[Math] Solving 4th-order PDE

Question

How does one solve a fourth-order PDE of the form $\frac{\partial^4y}{\partial x^4}=c^2\frac{\partial^4y}{\partial t^4}$? It looks like a one dimensional wave equation, but I'm unfortunately very bad at PDEs.

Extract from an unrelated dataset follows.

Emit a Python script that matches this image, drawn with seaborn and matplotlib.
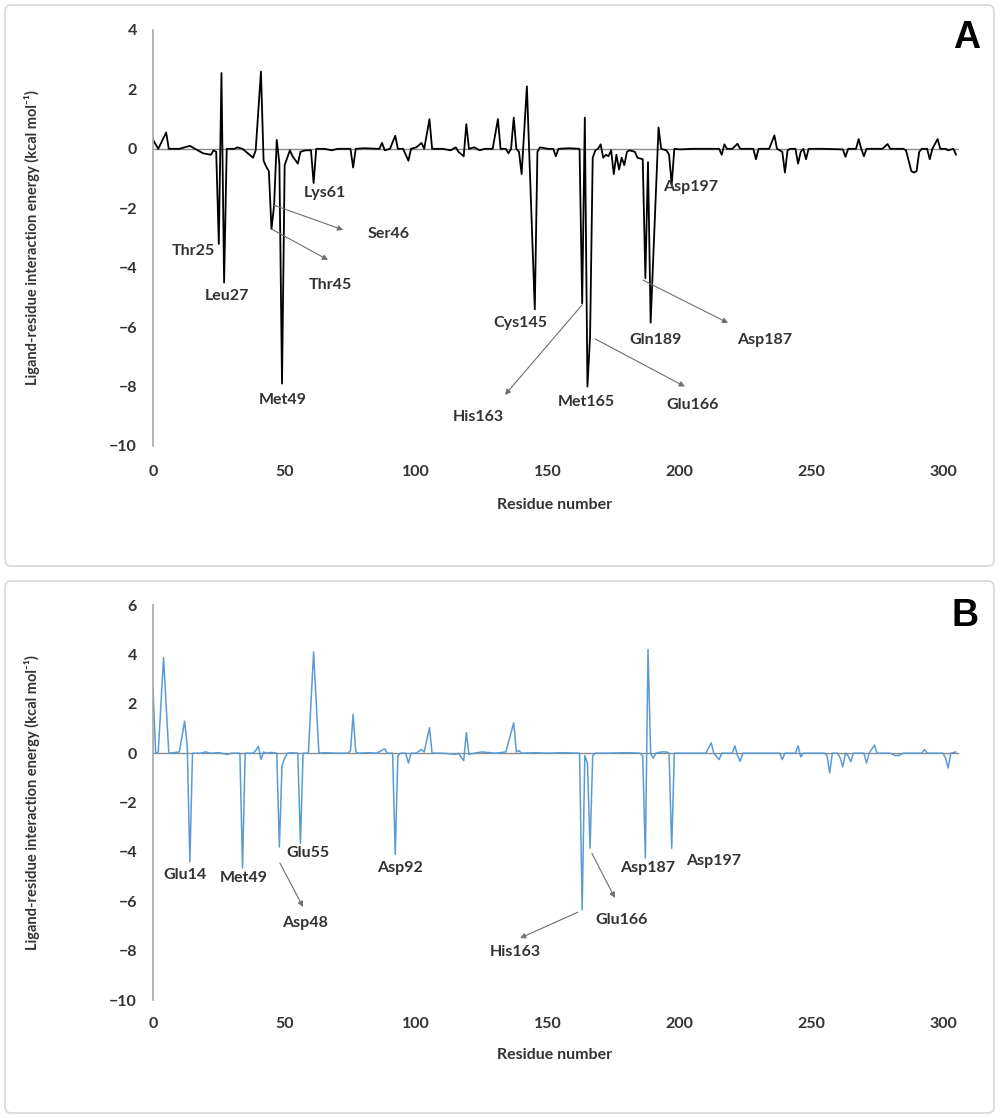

Would separating variables and using Fourier series work if I try hard enough?

Answer 1

Since all terms of the PDE are in same order and constant coefficient, you can apply the similar technique that solving the wave equation:

$\dfrac{\partial^4y}{\partial x^4}=c^2\dfrac{\partial^4y}{\partial t^4}$

$\dfrac{\partial^4y}{\partial x^4}-c^2\dfrac{\partial^4y}{\partial t^4}=0$

$\left(\dfrac{\partial^4}{\partial x^4}-c^2\dfrac{\partial^4}{\partial t^4}\right)y=0$

$\left(\dfrac{\partial}{\partial x}-\sqrt{c}\dfrac{\partial}{\partial t}\right)\left(\dfrac{\partial}{\partial x}+\sqrt{c}\dfrac{\partial}{\partial t}\right)\left(\dfrac{\partial}{\partial x}-i\sqrt{c}\dfrac{\partial}{\partial t}\right)\left(\dfrac{\partial}{\partial x}+i\sqrt{c}\dfrac{\partial}{\partial t}\right)y=0$

$y(x,t)=f_1(t+\sqrt{c}x)+f_2(t-\sqrt{c}x)+f_3(t+i\sqrt{c}x)+f_4(t-i\sqrt{c}x)$